Overall this makes me think that the future of training is less a single pretraining stage followed by a single fine-tuning stage, and more a pipeline of jobs on progressively smaller but more task-relevant data. Especially for domains like medicine where high-quality labels are hard to come by.
Also props to the authors for the careful analysis and discussion of limitations.
ShiftAddNAS: Hardware-Inspired Search for More Accurate and Efficient Neural Networks
Supernet-based NAS that restricts many of the weights to be powers of two. Gets unusually good results, which seems to be largely a product of choosing a good supernet. Adds a loss term that encourages weights to either be Gaussian or Laplace distributed. Shares weights across parallel blocks of a given type (e.g., Conv) within each layer, but reparameterizes them so that Gaussian and Laplace-distributed weights can be represented the same way.
Closing the gap: Exact maximum likelihood training of generative autoencoders using invertible layers
What if instead of maximizing a lower bound on p(x) in an autoencoder, we just maximized p(x) directly?
You can do this if the mapping from your latent z to observed data x is invertible. In fact, it’s a simple change of variables; with a gaussian prior over z, your loss is just the the squared norm of z + the log determinant of the Jacobian of the inverse mapping.

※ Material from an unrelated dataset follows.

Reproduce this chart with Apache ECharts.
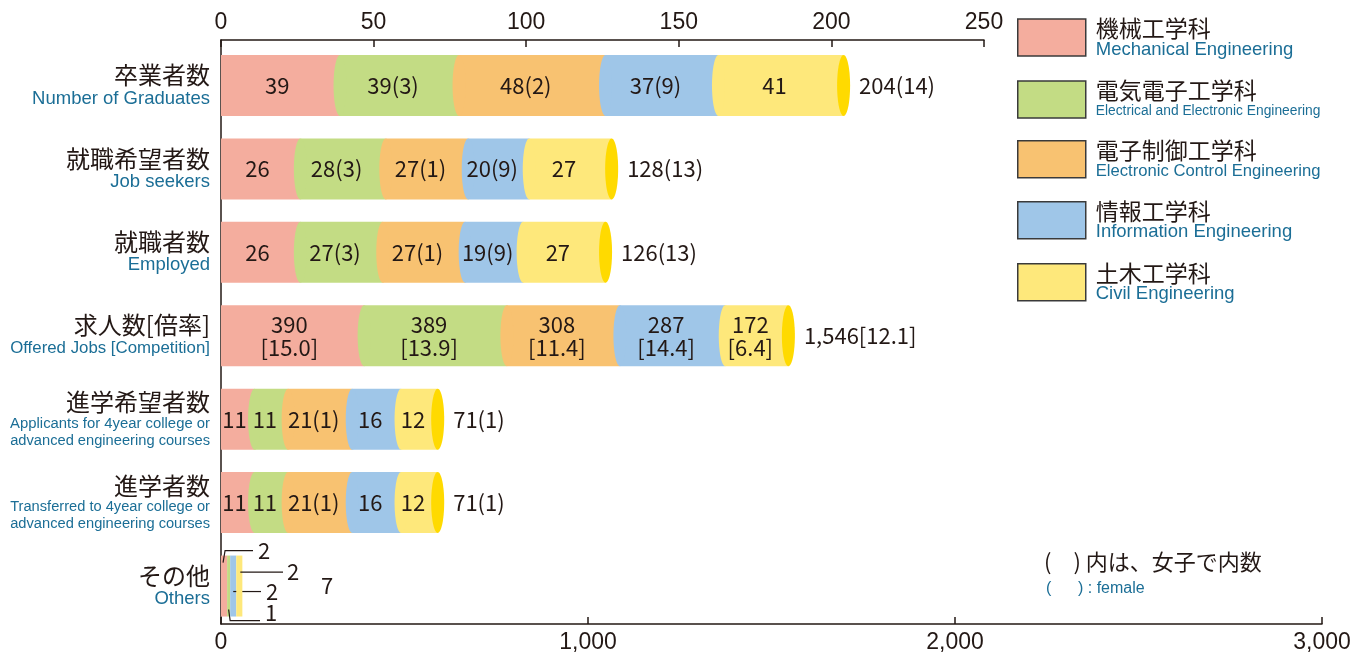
<!DOCTYPE html>
<html>
<head>
<meta charset="utf-8">
<script src="https://cdn.jsdelivr.net/npm/echarts@6/dist/echarts.min.js"></script>
<style>
  html, body { margin: 0; padding: 0; background: #fff; }
  #chart { width: 1356px; height: 653px; }
</style>
</head>
<body>
<div id="chart"></div>
<script>
// ---- rows (top to bottom) ----
const rowsJa = ['卒業者数', '就職希望者数', '就職者数', '求人数[倍率]', '進学希望者数', '進学者数', 'その他'];
const rowsEn = [
  ['Number of Graduates'],
  ['Job seekers'],
  ['Employed'],
  ['Offered Jobs [Competition]'],
  ['Applicants for 4year college or', 'advanced engineering courses'],
  ['Transferred to 4year college or', 'advanced engineering courses'],
  ['Others']
];

// ---- departments ----
const deptJa = ['機械工学科', '電気電子工学科', '電子制御工学科', '情報工学科', '土木工学科'];
const deptEn = ['Mechanical Engineering', 'Electrical and Electronic Engineering',
  'Electronic Control Engineering', 'Information Engineering', 'Civil Engineering'];

// head counts per row, one list per department
const mechanical  = [39, 26, 26, 390, 11, 11, 2];
const electrical  = [39, 28, 27, 389, 11, 11, 1];
const control     = [48, 27, 27, 308, 21, 21, 0];
const information = [37, 20, 19, 287, 16, 16, 2];
const civil       = [41, 27, 27, 172, 12, 12, 2];

// female students included in the counts above
const mechanicalFemale  = [0, 0, 0, 0, 0, 0, 0];
const electricalFemale  = [3, 3, 3, 0, 0, 0, 0];
const controlFemale     = [2, 1, 1, 0, 1, 1, 0];
const informationFemale = [9, 9, 9, 0, 0, 0, 0];
const civilFemale       = [0, 0, 0, 0, 0, 0, 0];

// job offers per job seeker
const competition = [15.0, 13.9, 11.4, 14.4, 6.4];
const competitionTotal = 12.1;

// the job-offer row is read on the 0–3,000 scale, the rest on 0–250
const offersRow = 3;

// ---- styling ----
const INK = '#231815';
const EN_COLOR = '#1b6e96';
const deptColors = ['#f4ad9e', '#c3dc84', '#f8c271', '#9fc6e8', '#fee87b'];
const capColor = '#ffda00';
const JA_FONT = '"Noto Sans CJK JP", sans-serif';
const EN_FONT = '"Liberation Sans", Arial, sans-serif';
const NARROW_FONT = '"Liberation Sans Narrow", "Liberation Sans", sans-serif';
const BAND = 0.731;   // bar thickness, in rows
const RX = 6.5;       // half-width of the cylinder ellipses

const counts = [mechanical, electrical, control, information, civil];
const females = [mechanicalFemale, electricalFemale, controlFemale, informationFemale, civilFemale];

// text measuring, used to fit the English captions into their column
const ctx = document.createElement('canvas').getContext('2d');
function textWidth(t, font) { ctx.font = font; return ctx.measureText(t).width; }
const hasNarrow = textWidth('abcdefghijklm', '18px "Liberation Sans Narrow", monospace') !==
                  textWidth('abcdefghijklm', '18px monospace');

function fitEnglish(text, maxW) {
  const base = 18.5;
  const w = textWidth(text, base + 'px "Liberation Sans"');
  if (w <= maxW) return { fontFamily: EN_FONT, fontSize: base, lineHeight: 21 };
  const scaled = base * maxW / w;
  if (scaled >= 16 || !hasNarrow) return { fontFamily: EN_FONT, fontSize: scaled, lineHeight: scaled >= 16 ? 21 : 17 };
  return { fontFamily: NARROW_FONT, fontSize: 18, lineHeight: 17 };
}

// y-axis captions
const axisRich = { ja: { fontFamily: JA_FONT, fontSize: 24, lineHeight: 26, color: INK, align: 'right' } };
rowsEn.forEach((lines, i) => lines.forEach((t, j) => {
  axisRich['r' + i + '_' + j] = Object.assign({ color: EN_COLOR, align: 'right' }, fitEnglish(t, 200));
}));
function rowLabel(i) {
  return '{ja|' + rowsJa[i] + '}\n' + rowsEn[i].map((t, j) => '{r' + i + '_' + j + '|' + t + '}').join('\n');
}

// legend captions
const legendRich = { ja: { fontFamily: JA_FONT, fontSize: 23, lineHeight: 24, color: INK, padding: [0, 0, 0, 5] } };
deptEn.forEach((t, d) => {
  const f = fitEnglish(t, 225);
  legendRich['l' + d] = Object.assign({ color: EN_COLOR, padding: [0, 0, 0, 5] }, f,
    { lineHeight: f.fontFamily === NARROW_FONT ? 17 : 18 });
});

const fmt = v => v.toLocaleString('en-US');

function segmentText(d, row, v, f) {
  if (row === offersRow) return fmt(v) + '\n[' + competition[d].toFixed(1) + ']';
  return f ? v + '(' + f + ')' : String(v);
}

// leader-line placement for rows too thin to hold their numbers
const leaders = [
  (cx, t, m, b, x0) => ({ pts: [[cx - 1, t + 7], [cx + 1, t - 5], [x0 + 32, t - 5]], tx: x0 + 37, ty: t - 5 }),
  (cx, t, m, b, x0) => ({ pts: [[cx, b - 7], [cx + 1.5, b + 4], [x0 + 39, b + 4]], tx: x0 + 44, ty: b - 4 }),
  (cx, t, m, b, x0) => ({ pts: [[cx, m - 4], [x0 + 52, m - 4]], tx: x0 + 56, ty: m - 4 }),
  (cx, t, m, b, x0) => ({ pts: [[cx, m + 5.5], [x0 + 40, m + 5.5]], tx: x0 + 45, ty: m + 5.5 }),
  (cx, t, m, b, x0) => ({ pts: [[cx + 1, m - 14], [x0 + 62, m - 14]], tx: x0 + 66, ty: m - 14 })
];

const labelFont = { fontFamily: JA_FONT, fontSize: 22, fill: INK };

function renderSegment(d) {
  return function (params, api) {
    const row = api.value(0), start = api.value(1), val = api.value(2),
          fem = api.value(3), total = api.value(4);
    if (!val) return { type: 'group', children: [] };
    const x0 = api.coord([0, row])[0];
    const a = api.coord([start, row]);
    const b = api.coord([start + val, row]);
    const yc = a[1];
    const h = api.size([0, BAND])[1];
    const top = yc - h / 2, bottom = yc + h / 2;
    const thin = api.coord([total, row])[0] - x0 < 40;
    const rx = thin ? 0 : RX;
    const color = deptColors[d];
    const children = [
      { type: 'rect', shape: { x: a[0], y: top, width: b[0] - a[0], height: h }, style: { fill: color } }
    ];
    if (rx && start > 0) {
      children.push({ type: 'ellipse', shape: { cx: a[0], cy: yc, rx: rx, ry: h / 2 }, style: { fill: color } });
    }
    if (rx && start + val >= total - 1e-9) {
      children.push({ type: 'ellipse', shape: { cx: b[0], cy: yc, rx: rx, ry: h / 2 }, style: { fill: capColor } });
    }
    const text = segmentText(d, row, val, fem);
    if (!thin) {
      const left = start > 0 ? a[0] - rx : a[0];
      children.push({ type: 'text', style: Object.assign({
        text: text, x: (left + b[0] - rx) / 2, y: yc, align: 'center', verticalAlign: 'middle', lineHeight: 23
      }, labelFont) });
    } else {
      const L = leaders[d]((a[0] + b[0]) / 2, top, yc, bottom, x0);
      children.push({ type: 'polyline', shape: { points: L.pts }, style: { stroke: INK, lineWidth: 1.2, fill: 'none' } });
      children.push({ type: 'text', style: Object.assign({
        text: text, x: L.tx, y: L.ty, align: 'left', verticalAlign: 'middle'
      }, labelFont) });
    }
    return { type: 'group', children: children };
  };
}

function renderTotal(params, api) {
  const row = api.value(0), total = api.value(1), fem = api.value(2);
  const x0 = api.coord([0, row])[0];
  const end = api.coord([total, row]);
  const thin = end[0] - x0 < 40;
  const tx = Math.max(end[0] + (thin ? 0 : RX) + 9, x0 + 100);
  let text;
  if (row === offersRow) text = fmt(total) + '[' + competitionTotal.toFixed(1) + ']';
  else text = fem ? total + '(' + fem + ')' : String(total);
  return { type: 'text', style: Object.assign({ text: text, x: tx, y: end[1], align: 'left', verticalAlign: 'middle' }, labelFont) };
}

// build series: one per department on each scale, plus the row totals
const rowIdx = rowsJa.map((_, i) => i);
const countRows = rowIdx.filter(r => r !== offersRow);
const offerRows = [offersRow];
const rowTotal = r => counts.reduce((s, c) => s + c[r], 0);
const rowFemale = r => females.reduce((s, c) => s + c[r], 0);

function deptData(d, rows) {
  return rows.map(r => {
    let start = 0;
    for (let k = 0; k < d; k++) start += counts[k][r];
    return [r, start, counts[d][r], females[d][r], rowTotal(r)];
  });
}

const series = [];
[[countRows, 1], [offerRows, 0]].forEach(([rows, g]) => {
  deptJa.forEach((name, d) => {
    series.push({
      type: 'custom', name: name, xAxisIndex: g, yAxisIndex: g,
      itemStyle: { color: deptColors[d] },
      encode: { x: 1, y: 0 },
      renderItem: renderSegment(d),
      data: deptData(d, rows),
      silent: true
    });
  });
  series.push({
    type: 'custom', name: '合計', xAxisIndex: g, yAxisIndex: g,
    encode: { x: 1, y: 0 },
    renderItem: renderTotal,
    data: rows.map(r => [r, rowTotal(r), rowFemale(r)]),
    silent: true
  });
});

const axisLine = { show: true, onZero: false, lineStyle: { color: INK, width: 1.5 } };
const tickFont = hasNarrow ? { fontFamily: NARROW_FONT, fontSize: 26 } : { fontFamily: EN_FONT, fontSize: 23 };

const option = {
  animation: false,
  grid: [
    { left: 221, right: 34, top: 40, bottom: 29, outerBoundsMode: 'none' },
    { left: 221, width: 763, top: 40, bottom: 29, outerBoundsMode: 'none' }
  ],
  xAxis: [
    {
      gridIndex: 0, type: 'value', position: 'bottom', min: 0, max: 3000, interval: 1000,
      axisLine: axisLine,
      axisTick: { show: true, inside: true, length: 7, lineStyle: { color: INK, width: 1.5 } },
      axisLabel: Object.assign({ margin: 7, color: INK, formatter: v => fmt(v) }, tickFont),
      splitLine: { show: false }
    },
    {
      gridIndex: 1, type: 'value', position: 'top', min: 0, max: 250, interval: 50,
      axisLine: axisLine,
      axisTick: { show: true, inside: true, length: 7, lineStyle: { color: INK, width: 1.5 } },
      axisLabel: Object.assign({ margin: 6, color: INK }, tickFont),
      splitLine: { show: false }
    }
  ],
  yAxis: [
    {
      gridIndex: 0, type: 'value', inverse: true, min: -0.545, max: 6.455,
      axisLine: axisLine,
      axisTick: { show: false },
      splitLine: { show: false },
      axisLabel: {
        customValues: rowIdx, margin: 11,
        formatter: v => rowLabel(Math.round(v)),
        rich: axisRich
      }
    },
    { gridIndex: 1, type: 'value', inverse: true, min: -0.545, max: 6.455, show: false }
  ],
  legend: {
    data: deptJa, orient: 'vertical', left: 1017, top: 17, padding: 0,
    itemWidth: 68, itemHeight: 37, itemGap: 20, icon: 'rect', selectedMode: false,
    itemStyle: { borderColor: '#3a3a3a', borderWidth: 1.5 },
    formatter: name => {
      const d = deptJa.indexOf(name);
      return '{ja|' + name + '}\n{l' + d + '|' + deptEn[d] + '}';
    },
    textStyle: { rich: legendRich }
  },
  graphic: [
    { type: 'text', left: 1044, top: 551, style: { text: '(\u3000) 内は、女子で内数', font: '22px "Noto Sans CJK JP"', fill: INK } },
    { type: 'text', left: 1046, top: 581, style: { text: '(      ) : female', font: '16px "Liberation Sans"', fill: EN_COLOR } }
  ],
  series: series
};

echarts.init(document.getElementById('chart'), null, { renderer: 'canvas' }).setOption(option);
</script>
</body>
</html>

But the problem is that you need z and x to have the same dimensionality if you want it invertible (unless you want to do some weird stuff with pseudoinverses). So they propose to construct a deterministic representation h(x) that’s the right dimensionality and have a deterministic and invertible function mapping h(x) to the posterior over z. So it ends up like a VAE but with no sampling and a log determinant penalty rather than a negative entropy penalty.
You’ll have to stare at this one for a while to really understand it, but it was a great overview of variational autoencoders, normalizing flows, and how to think about them.